- STATED GOAL
Print the entries below exactly as they appear, from the first line up to and including the line with "const panelLetters = ['a', 'b', 'c', 'd'];". Do not print any pictures.

------ EXCERPTED DATA

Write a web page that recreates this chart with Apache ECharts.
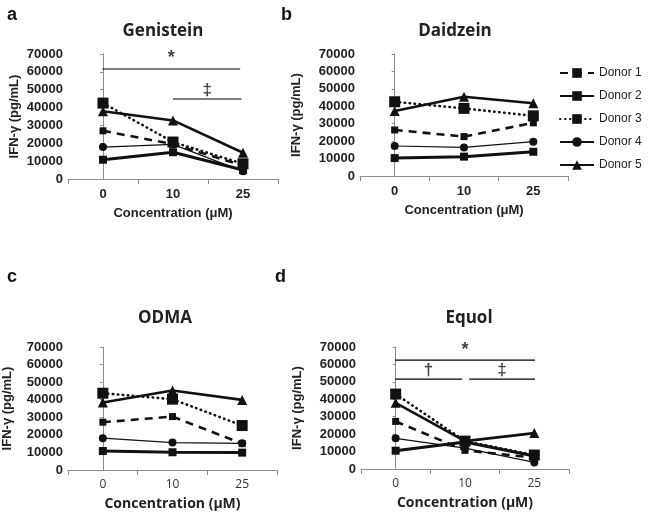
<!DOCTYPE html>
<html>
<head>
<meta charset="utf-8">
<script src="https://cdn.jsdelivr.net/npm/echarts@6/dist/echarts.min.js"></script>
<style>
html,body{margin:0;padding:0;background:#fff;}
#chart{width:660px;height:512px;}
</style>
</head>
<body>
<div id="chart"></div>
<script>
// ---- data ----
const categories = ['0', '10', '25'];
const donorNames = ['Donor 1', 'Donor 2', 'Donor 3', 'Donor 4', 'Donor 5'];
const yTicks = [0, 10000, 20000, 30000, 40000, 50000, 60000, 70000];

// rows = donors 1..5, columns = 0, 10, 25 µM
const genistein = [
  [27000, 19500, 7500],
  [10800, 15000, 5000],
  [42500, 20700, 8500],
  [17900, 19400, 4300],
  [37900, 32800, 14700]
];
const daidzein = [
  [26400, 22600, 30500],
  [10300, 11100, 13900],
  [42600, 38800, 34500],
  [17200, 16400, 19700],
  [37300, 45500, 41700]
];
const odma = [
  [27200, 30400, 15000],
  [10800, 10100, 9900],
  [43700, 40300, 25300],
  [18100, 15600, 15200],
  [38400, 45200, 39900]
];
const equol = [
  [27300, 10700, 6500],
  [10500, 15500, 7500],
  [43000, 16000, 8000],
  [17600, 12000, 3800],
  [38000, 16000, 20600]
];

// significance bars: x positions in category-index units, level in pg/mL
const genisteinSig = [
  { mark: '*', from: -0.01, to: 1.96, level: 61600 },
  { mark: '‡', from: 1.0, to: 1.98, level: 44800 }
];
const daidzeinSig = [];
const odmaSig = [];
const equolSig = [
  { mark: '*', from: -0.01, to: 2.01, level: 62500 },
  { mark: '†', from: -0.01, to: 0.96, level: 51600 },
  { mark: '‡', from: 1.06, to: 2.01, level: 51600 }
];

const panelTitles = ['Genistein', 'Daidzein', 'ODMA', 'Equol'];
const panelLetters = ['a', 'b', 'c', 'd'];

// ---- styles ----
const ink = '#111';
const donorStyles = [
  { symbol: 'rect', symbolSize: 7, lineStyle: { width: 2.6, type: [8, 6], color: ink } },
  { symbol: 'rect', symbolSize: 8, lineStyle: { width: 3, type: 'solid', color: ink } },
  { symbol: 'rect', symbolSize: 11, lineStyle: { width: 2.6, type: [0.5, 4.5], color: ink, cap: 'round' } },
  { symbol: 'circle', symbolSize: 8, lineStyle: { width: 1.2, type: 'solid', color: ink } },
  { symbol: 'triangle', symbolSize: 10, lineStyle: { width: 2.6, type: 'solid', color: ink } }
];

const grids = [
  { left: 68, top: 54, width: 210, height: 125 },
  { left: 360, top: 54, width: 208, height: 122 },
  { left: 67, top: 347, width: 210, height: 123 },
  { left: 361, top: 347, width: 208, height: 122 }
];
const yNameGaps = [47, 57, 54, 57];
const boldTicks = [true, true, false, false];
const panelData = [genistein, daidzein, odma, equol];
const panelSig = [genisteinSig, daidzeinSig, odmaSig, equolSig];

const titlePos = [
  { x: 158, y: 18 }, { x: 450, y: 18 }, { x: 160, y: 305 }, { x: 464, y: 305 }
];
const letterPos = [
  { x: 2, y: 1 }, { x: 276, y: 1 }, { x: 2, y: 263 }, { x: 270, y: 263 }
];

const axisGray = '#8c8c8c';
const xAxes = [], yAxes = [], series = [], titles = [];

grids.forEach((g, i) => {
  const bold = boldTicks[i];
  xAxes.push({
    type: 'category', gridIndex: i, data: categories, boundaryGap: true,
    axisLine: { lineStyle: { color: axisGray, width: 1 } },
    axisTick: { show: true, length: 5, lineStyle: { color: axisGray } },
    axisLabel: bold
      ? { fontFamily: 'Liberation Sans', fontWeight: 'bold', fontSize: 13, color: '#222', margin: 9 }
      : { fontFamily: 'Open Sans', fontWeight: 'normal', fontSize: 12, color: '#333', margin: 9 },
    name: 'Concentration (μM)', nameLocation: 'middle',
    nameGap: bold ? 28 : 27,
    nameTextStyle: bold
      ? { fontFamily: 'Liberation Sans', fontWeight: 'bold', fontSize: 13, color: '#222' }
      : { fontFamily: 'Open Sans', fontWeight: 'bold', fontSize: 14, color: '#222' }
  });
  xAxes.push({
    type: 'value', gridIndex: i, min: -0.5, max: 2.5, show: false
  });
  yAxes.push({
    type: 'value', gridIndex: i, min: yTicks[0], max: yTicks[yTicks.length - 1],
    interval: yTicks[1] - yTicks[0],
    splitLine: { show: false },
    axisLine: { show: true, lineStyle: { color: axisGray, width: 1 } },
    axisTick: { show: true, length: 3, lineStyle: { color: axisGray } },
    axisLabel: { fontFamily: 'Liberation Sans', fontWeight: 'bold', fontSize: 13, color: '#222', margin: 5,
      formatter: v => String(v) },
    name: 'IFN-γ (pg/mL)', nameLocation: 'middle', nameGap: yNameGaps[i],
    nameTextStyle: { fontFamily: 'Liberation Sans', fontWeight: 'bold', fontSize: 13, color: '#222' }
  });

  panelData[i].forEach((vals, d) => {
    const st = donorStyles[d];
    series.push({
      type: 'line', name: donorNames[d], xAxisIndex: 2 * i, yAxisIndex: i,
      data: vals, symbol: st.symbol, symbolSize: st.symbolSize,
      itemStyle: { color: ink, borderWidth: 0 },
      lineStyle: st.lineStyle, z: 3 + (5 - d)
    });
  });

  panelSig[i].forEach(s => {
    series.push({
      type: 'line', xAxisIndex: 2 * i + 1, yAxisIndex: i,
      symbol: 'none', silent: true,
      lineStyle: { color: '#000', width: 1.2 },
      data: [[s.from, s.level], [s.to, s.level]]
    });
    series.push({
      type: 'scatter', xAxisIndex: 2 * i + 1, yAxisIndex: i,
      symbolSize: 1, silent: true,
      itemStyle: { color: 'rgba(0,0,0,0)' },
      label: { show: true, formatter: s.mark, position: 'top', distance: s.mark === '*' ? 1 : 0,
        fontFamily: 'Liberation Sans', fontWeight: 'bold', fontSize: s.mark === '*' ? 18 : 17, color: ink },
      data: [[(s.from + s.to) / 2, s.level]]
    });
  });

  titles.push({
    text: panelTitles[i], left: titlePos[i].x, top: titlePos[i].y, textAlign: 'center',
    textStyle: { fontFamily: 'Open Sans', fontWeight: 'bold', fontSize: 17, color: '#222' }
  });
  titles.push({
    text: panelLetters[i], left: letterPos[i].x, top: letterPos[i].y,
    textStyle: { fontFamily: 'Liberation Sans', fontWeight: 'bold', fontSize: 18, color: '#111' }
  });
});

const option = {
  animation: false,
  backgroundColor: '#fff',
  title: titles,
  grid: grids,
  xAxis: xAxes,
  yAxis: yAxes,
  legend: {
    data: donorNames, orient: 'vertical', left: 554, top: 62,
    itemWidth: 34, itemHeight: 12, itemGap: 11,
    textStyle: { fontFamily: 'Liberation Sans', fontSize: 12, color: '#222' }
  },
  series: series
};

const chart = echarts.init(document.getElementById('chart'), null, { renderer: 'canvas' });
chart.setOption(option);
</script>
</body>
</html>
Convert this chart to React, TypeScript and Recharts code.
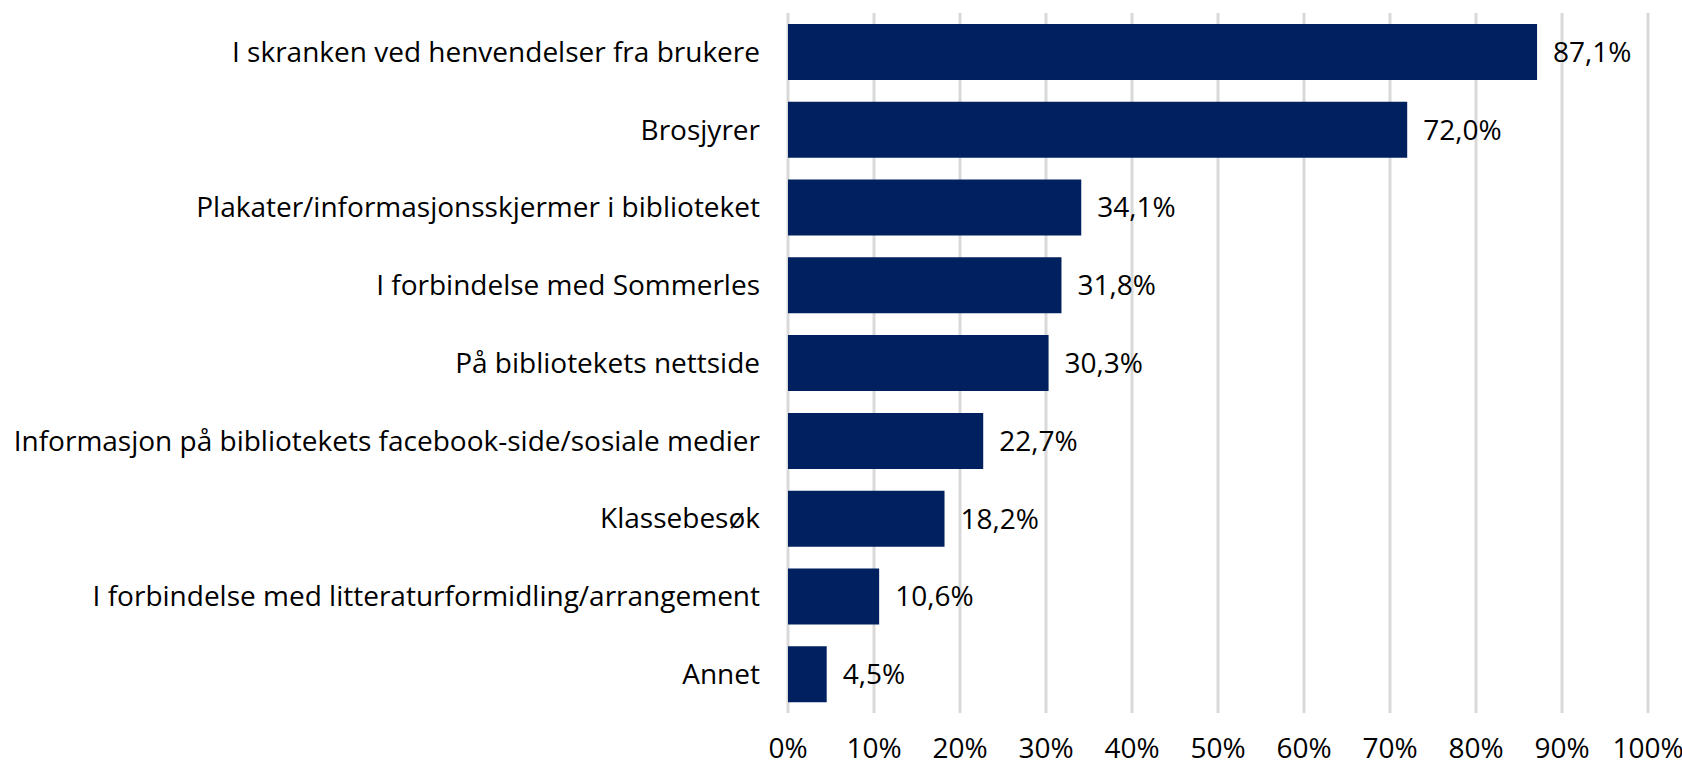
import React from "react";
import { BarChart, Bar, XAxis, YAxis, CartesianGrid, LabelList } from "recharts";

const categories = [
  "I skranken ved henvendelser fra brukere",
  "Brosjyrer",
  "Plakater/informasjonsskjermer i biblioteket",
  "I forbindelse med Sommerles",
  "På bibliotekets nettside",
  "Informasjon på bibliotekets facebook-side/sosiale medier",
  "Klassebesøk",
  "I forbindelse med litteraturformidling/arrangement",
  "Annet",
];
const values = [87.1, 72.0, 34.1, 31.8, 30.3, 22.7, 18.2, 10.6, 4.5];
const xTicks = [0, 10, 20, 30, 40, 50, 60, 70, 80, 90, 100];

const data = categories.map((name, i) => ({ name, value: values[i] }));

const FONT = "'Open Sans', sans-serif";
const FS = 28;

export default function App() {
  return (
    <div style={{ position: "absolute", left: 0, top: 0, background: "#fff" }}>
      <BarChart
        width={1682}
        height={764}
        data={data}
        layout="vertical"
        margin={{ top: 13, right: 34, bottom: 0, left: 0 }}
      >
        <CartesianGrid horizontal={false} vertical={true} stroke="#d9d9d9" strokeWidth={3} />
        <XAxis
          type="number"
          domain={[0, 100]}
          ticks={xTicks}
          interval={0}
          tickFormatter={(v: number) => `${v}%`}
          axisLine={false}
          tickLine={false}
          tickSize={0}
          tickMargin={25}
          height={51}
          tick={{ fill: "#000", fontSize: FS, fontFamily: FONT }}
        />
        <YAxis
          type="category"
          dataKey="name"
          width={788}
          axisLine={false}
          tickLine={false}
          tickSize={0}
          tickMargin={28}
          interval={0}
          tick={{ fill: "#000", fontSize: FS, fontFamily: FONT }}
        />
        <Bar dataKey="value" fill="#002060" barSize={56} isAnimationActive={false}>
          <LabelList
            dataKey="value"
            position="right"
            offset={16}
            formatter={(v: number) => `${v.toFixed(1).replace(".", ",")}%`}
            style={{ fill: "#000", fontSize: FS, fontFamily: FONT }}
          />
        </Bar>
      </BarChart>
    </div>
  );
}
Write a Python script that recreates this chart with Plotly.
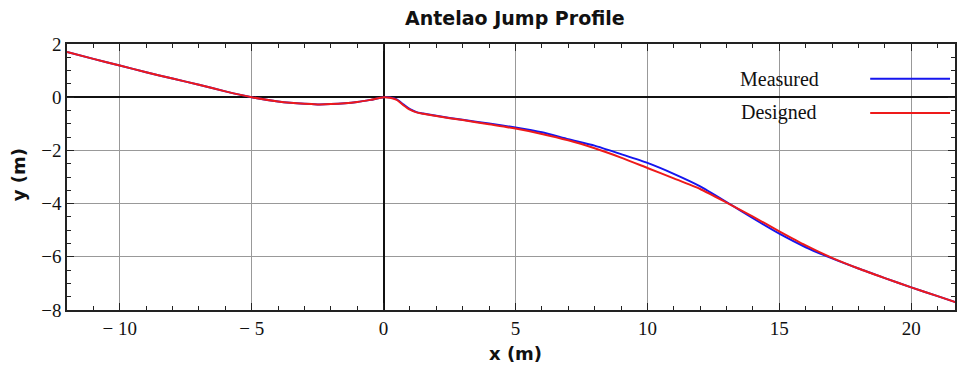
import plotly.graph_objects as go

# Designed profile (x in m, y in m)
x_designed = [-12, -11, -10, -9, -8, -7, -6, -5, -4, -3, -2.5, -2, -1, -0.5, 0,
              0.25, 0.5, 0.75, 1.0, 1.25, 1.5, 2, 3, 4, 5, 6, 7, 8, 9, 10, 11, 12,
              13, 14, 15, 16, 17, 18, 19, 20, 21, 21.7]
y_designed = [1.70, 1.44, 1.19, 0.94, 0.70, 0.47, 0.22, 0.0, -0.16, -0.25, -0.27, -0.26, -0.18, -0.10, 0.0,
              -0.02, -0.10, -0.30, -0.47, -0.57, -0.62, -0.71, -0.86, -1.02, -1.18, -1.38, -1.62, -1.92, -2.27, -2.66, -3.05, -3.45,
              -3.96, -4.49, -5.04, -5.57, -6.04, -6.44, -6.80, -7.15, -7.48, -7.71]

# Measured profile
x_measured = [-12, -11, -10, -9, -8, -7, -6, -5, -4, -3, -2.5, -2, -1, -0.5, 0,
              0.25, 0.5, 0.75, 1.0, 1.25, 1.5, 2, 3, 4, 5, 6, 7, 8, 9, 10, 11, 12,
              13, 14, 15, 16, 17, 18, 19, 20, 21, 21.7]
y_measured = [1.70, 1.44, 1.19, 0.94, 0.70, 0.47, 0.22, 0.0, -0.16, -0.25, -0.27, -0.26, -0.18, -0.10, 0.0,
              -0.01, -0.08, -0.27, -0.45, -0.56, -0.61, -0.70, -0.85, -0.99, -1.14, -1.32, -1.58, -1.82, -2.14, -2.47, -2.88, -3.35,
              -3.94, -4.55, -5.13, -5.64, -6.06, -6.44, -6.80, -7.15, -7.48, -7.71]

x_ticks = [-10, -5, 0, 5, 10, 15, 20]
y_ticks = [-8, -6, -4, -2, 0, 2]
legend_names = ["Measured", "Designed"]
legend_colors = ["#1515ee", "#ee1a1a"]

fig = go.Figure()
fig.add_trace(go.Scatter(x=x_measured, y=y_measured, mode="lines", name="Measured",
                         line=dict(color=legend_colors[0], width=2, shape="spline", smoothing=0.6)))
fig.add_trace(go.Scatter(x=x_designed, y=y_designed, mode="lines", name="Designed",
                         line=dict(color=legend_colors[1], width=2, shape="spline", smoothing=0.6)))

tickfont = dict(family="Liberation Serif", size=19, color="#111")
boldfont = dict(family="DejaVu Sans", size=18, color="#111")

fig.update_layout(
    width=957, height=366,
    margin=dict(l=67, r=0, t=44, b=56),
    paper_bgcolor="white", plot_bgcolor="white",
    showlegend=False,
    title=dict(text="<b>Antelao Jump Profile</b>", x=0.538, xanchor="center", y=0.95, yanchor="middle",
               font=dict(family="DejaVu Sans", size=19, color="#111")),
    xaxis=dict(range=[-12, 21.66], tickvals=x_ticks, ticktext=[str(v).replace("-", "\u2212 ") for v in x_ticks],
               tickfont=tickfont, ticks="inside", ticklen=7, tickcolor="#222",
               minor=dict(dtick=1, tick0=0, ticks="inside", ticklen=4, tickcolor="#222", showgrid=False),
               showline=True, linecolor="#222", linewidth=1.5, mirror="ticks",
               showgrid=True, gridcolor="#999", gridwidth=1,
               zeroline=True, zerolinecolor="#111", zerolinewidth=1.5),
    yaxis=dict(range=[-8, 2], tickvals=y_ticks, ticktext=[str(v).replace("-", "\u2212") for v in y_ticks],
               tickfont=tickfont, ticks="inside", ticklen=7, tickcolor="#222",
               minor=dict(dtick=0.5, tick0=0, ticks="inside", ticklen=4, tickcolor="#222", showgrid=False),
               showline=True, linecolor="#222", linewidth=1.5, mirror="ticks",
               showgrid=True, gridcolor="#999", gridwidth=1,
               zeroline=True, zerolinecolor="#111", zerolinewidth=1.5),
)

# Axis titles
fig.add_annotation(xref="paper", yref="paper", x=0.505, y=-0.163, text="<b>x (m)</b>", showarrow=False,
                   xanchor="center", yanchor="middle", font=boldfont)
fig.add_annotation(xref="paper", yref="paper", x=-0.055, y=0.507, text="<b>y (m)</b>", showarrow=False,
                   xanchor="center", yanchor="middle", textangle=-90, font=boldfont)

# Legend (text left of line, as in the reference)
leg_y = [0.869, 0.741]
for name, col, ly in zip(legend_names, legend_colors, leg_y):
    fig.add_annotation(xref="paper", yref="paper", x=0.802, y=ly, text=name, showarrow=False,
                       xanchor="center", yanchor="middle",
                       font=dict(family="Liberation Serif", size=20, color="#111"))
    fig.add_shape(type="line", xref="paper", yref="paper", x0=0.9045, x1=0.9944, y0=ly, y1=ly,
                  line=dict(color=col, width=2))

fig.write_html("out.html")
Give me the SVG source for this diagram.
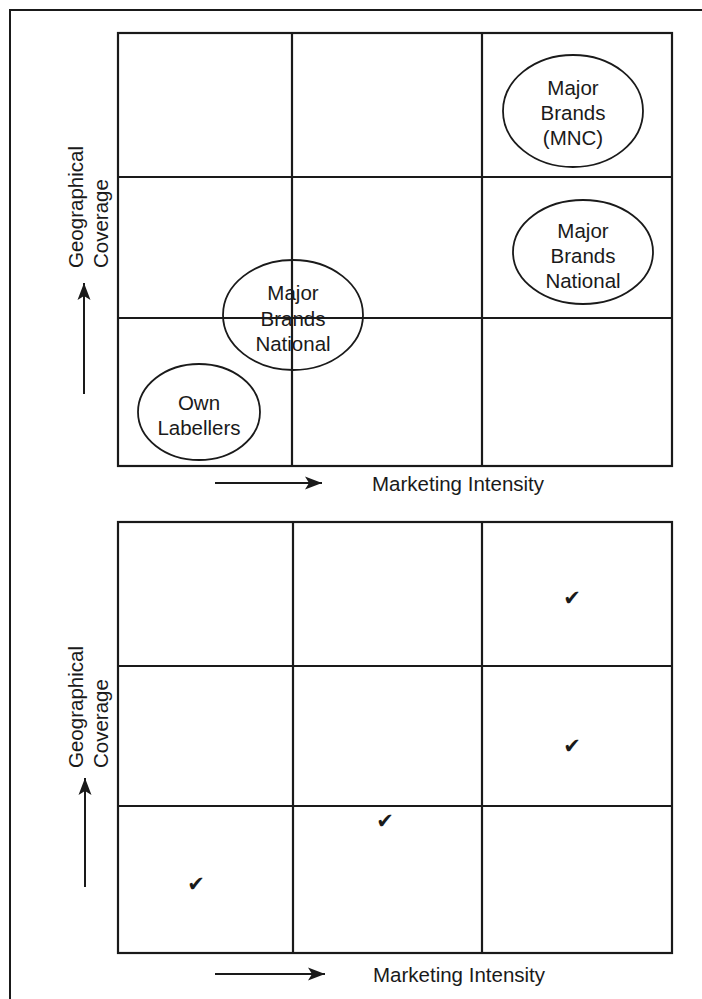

------------

- RESPONSE
Write a web page that recreates this chart with Apache ECharts.
<!DOCTYPE html>
<html>
<head>
<meta charset="utf-8">
<script src="https://cdn.jsdelivr.net/npm/echarts@6/dist/echarts.min.js"></script>
<style>
html,body{margin:0;padding:0;background:#fff;}
#chart{width:660px;height:512px;}
</style>
</head>
<body>
<div id="chart"></div>
<script>
// ---- data ----
const categories = ['0', '10', '25'];
const donorNames = ['Donor 1', 'Donor 2', 'Donor 3', 'Donor 4', 'Donor 5'];
const yTicks = [0, 10000, 20000, 30000, 40000, 50000, 60000, 70000];

// rows = donors 1..5, columns = 0, 10, 25 µM
const genistein = [
  [27000, 19500, 7500],
  [10800, 15000, 5000],
  [42500, 20700, 8500],
  [17900, 19400, 4300],
  [37900, 32800, 14700]
];
const daidzein = [
  [26400, 22600, 30500],
  [10300, 11100, 13900],
  [42600, 38800, 34500],
  [17200, 16400, 19700],
  [37300, 45500, 41700]
];
const odma = [
  [27200, 30400, 15000],
  [10800, 10100, 9900],
  [43700, 40300, 25300],
  [18100, 15600, 15200],
  [38400, 45200, 39900]
];
const equol = [
  [27300, 10700, 6500],
  [10500, 15500, 7500],
  [43000, 16000, 8000],
  [17600, 12000, 3800],
  [38000, 16000, 20600]
];

// significance bars: x positions in category-index units, level in pg/mL
const genisteinSig = [
  { mark: '*', from: -0.01, to: 1.96, level: 61600 },
  { mark: '‡', from: 1.0, to: 1.98, level: 44800 }
];
const daidzeinSig = [];
const odmaSig = [];
const equolSig = [
  { mark: '*', from: -0.01, to: 2.01, level: 62500 },
  { mark: '†', from: -0.01, to: 0.96, level: 51600 },
  { mark: '‡', from: 1.06, to: 2.01, level: 51600 }
];

const panelTitles = ['Genistein', 'Daidzein', 'ODMA', 'Equol'];
const panelLetters = ['a', 'b', 'c', 'd'];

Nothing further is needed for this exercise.